For nearly 70 years of the nuclear age, our adversaries have concluded just that -- do nothing with nuclear forces. Our 500 nuclear assets when presented to an adversary during a crisis quickly leads to their conclusion: "Not today, comrade". Reducing our deterrent to 12 submarines, which CATO recommends, puts our nuclear eggs in very few baskets -- eight submarines at sea and the rest at two naval bases.  

In a world of 400 current conflicts involving militias, terror groups, state sponsors of terror, guerilla groups and tribal armies, in some 62 countries, it is remarkable that no central nuclear power has been drawn into using nuclear weapons. That is because our deterrent has worked perfectly for nearly 70 years.

Finally, the U.S. cannot do these things in a vacuum. Unilaterally wiping out some 1000 to 1200 or more American nuclear warheads would be a harsh jolt to the security of the international system. Already Japan, South Korea and our NATO allies have expressed concern they will be forced to adopt nuclear weapons in their respective national arsenals if we diminish our deterrent.  
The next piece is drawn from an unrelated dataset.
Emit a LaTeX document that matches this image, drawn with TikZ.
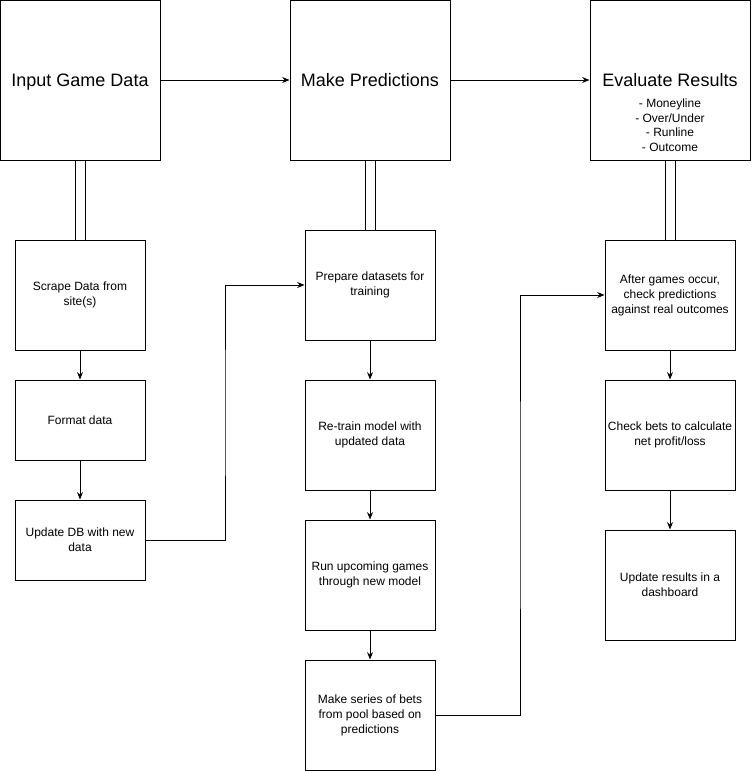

In short, CATO's radical and unwise plan saves very little money; creates huge instabilities; invites attack over time on our remaining deterrent the U.S. nuclear deterrent force; and threatens to divorce our allies in Europe and East Asia from our nuclear umbrella, spurring further nuclear proliferation. On top of which, the threats to our security from nascent nuclear weapons states -- North Korea and Iran -- are where real serious nuclear dangers lie, whether from the surreptitiously delivery of nuclear weapons in an electromagnetic pulse, or EMP, attack on our country or the detonation of an Iranian nuclear device somewhere in an American city. Those are serious threats that much be addressed as well. CATO diverts our attention to the wrong issue -- the U.S. nuclear deterrent.

The central role of our nuclear deterrent triad is to keep any crisis from escalating to a nuclear conflict. That requires a credible, stable and effective deterrent triad. Each successive administration from Eisenhower to the present, through 70 years of nuclear history, has so concluded.

Peter Huessy is president of GeoStrategic Analysis.